Platform Features: Feature Flags is developed upon the Harness platform, and integrates with its Authentication, Authorization, Pipeline, and GitSync capabilities.
Administrative access to flag management is established through the Harness gateway, employing SSL connections to *.harness.io, ensuring secure and authorized access.
SDK Traffic: SDKs play a pivotal role in fetching and assessing flags. The dedicated Google Cloud Platform Load Balancer (GCP LB) is configured to receive SDK traffic at *.ff.harness.io. The SSE Proxy service manages stream events for SDKs. Any time a flag is changed an event will be pushed down the stream to notify the SDKs that there has been an update. Requests to fetch flag values are all routed to the client service, which will process the request and return the flag data.
Managed Services: Feature Flags leverages managed services for scalable data storage and messaging solutions for its microservices.
- Flag data is stored in Google Cloud Platform's Cloud SQL.
- Cloud Memorystore is used for events and caching operations..
- Timescale is used for the storage of historical evaluation data.
The Feature Flag proxy offers customers a greater degree of control and resilience.
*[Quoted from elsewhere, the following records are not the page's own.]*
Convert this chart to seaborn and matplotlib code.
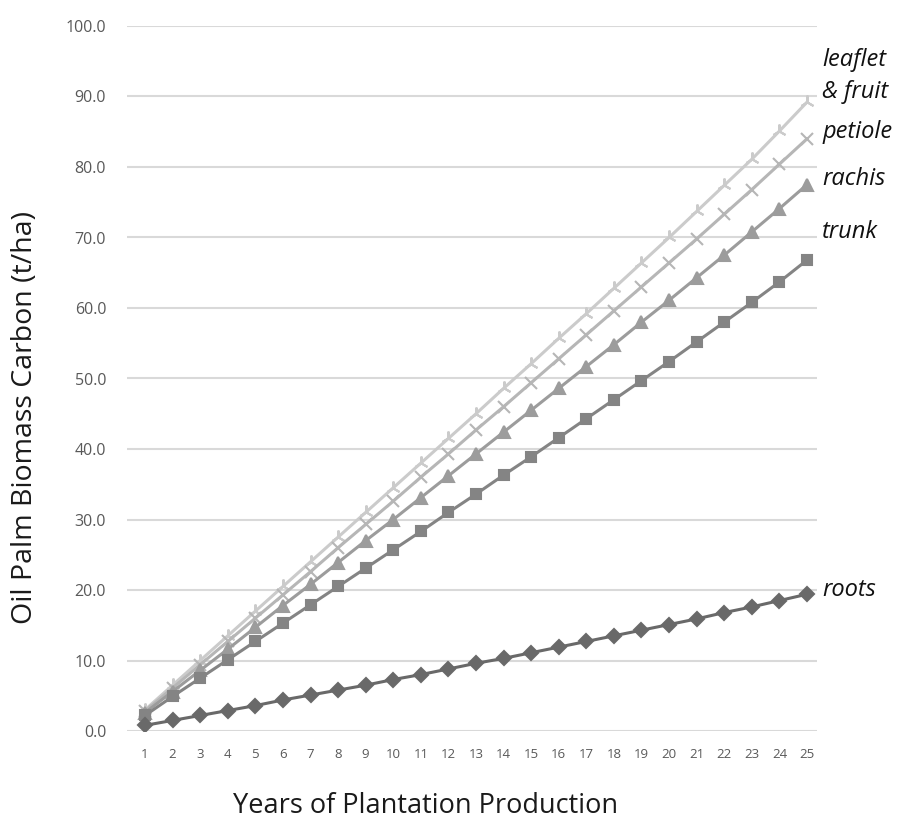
import matplotlib
matplotlib.use("Agg")
import matplotlib.pyplot as plt
import seaborn as sns
import pandas as pd

years = list(range(1, 26))
roots = [0.8, 1.5, 2.2, 2.9, 3.6, 4.4, 5.1, 5.8, 6.5, 7.3, 8.0, 8.8, 9.6, 10.3, 11.1,
         11.9, 12.7, 13.5, 14.3, 15.1, 15.9, 16.8, 17.6, 18.5, 19.4]
trunk = [2.2, 4.9, 7.5, 10.1, 12.7, 15.3, 17.9, 20.5, 23.1, 25.7, 28.3, 31.0, 33.6, 36.3, 38.9,
         41.6, 44.3, 47.0, 49.7, 52.4, 55.2, 58.0, 60.8, 63.7, 66.8]
rachis = [2.6, 5.6, 8.6, 11.6, 14.7, 17.8, 20.8, 23.9, 27.0, 30.0, 33.1, 36.2, 39.3, 42.4, 45.5,
          48.6, 51.7, 54.8, 58.0, 61.1, 64.3, 67.5, 70.8, 74.1, 77.5]
petiole = [2.8, 6.1, 9.4, 12.7, 16.0, 19.3, 22.6, 26.0, 29.3, 32.6, 36.0, 39.3, 42.7, 46.0, 49.4,
           52.8, 56.2, 59.6, 63.0, 66.4, 69.8, 73.3, 76.8, 80.4, 84.0]
leaflet = [3.0, 6.5, 10.0, 13.5, 17.0, 20.5, 24.0, 27.5, 31.0, 34.5, 38.0, 41.5, 45.0, 48.6, 52.1,
           55.7, 59.2, 62.8, 66.4, 70.0, 73.7, 77.4, 81.1, 85.1, 89.2]

series_names = ["leaflet\n& fruit", "petiole", "rachis", "trunk", "roots"]
series_values = [leaflet, petiole, rachis, trunk, roots]
y_ticks = [0, 10, 20, 30, 40, 50, 60, 70, 80, 90, 100]

colors = ["#cbcbcb", "#b6b6b6", "#9c9c9c", "#848484", "#696969"]
markers = [(3, 2, 0), "x", "^", "s", "D"]
msizes = [10, 8, 8, 7, 7]
# label placement (layout): vertical offset in points from each series' last point
label_dy_pts = [+19, +5, +4, +20, +3]

sns.set_theme(style="white")
plt.rcParams['font.family'] = ['Open Sans', 'DejaVu Sans']

fig = plt.figure(figsize=(9.06, 8.21), dpi=100)
ax = fig.add_axes([127/906, 1-731/821, 690/906, 705/821])

for name, vals, c, m, ms in zip(series_names, series_values, colors, markers, msizes):
    df = pd.DataFrame({"year": years, "value": vals})
    sns.lineplot(data=df, x="year", y="value", ax=ax, color=c, marker=m,
                 markersize=ms, markeredgecolor=c, markeredgewidth=1.5,
                 linewidth=2.2, zorder=3)

for name, vals, dy in zip(series_names, series_values, label_dy_pts):
    ax.annotate(name, xy=(years[-1], vals[-1]), xytext=(11, dy),
                textcoords="offset points", ha="left", va="center",
                fontsize=17, style="italic", color="#111111",
                linespacing=1.45, annotation_clip=False)

ax.set_xlim(1 - 18/27.58, 25 + 10/27.58)
ax.set_ylim(0, 100)
ax.set_yticks(y_ticks)
ax.set_yticklabels([f"{v:.1f}" for v in y_ticks])
ax.set_xticks(years)
ax.set_xticklabels([str(y) for y in years])
ax.grid(axis="y", color="#d9d9d9", linewidth=1.5, zorder=0)
ax.grid(axis="x", visible=False)
for s in ax.spines.values():
    s.set_visible(False)
ax.tick_params(axis="y", labelsize=11.5, labelcolor="#595959", length=0, pad=15)
ax.tick_params(axis="x", labelsize=9.5, labelcolor="#595959", length=0, pad=12)
ax.set_xlabel("Years of Plantation Production", fontsize=19.5, color="#1a1a1a")
ax.set_ylabel("Oil Palm Biomass Carbon (t/ha)", fontsize=20.5, color="#1a1a1a")
ax.xaxis.label.set_va("center")
ax.yaxis.label.set_va("center")
ax.xaxis.set_label_coords(0.432, -0.106)
ax.yaxis.set_label_coords(-0.148, 0.444)

fig.savefig("out.png", dpi=100, facecolor="white")
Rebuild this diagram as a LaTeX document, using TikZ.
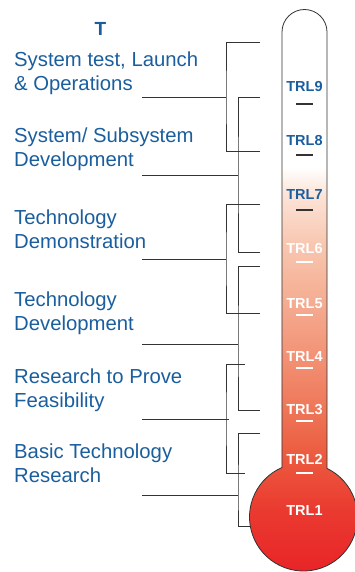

In this model one or more proxies are connected to the Harness SaaS Platform. The proxy fetches the initial flag data and will receive flag change events throughout its lifetime.
Customer's SDKs establish direct connection to the proxy for fetching flag rules, or evaluation results rather than going to the Harness SaaS Platform. In the event of an external network failure, the proxy continues to function using cached data, minimizing downtime.
Scalability & Redundancy Multiple copies of the proxy can be deployed in read only mode to provide redundancy. The read only proxies are stateless, relying on Redis to store and persist the latest flag data.
The proxies can be scaled for reads based on the number of SDKs that are connected and volume of flag values being served.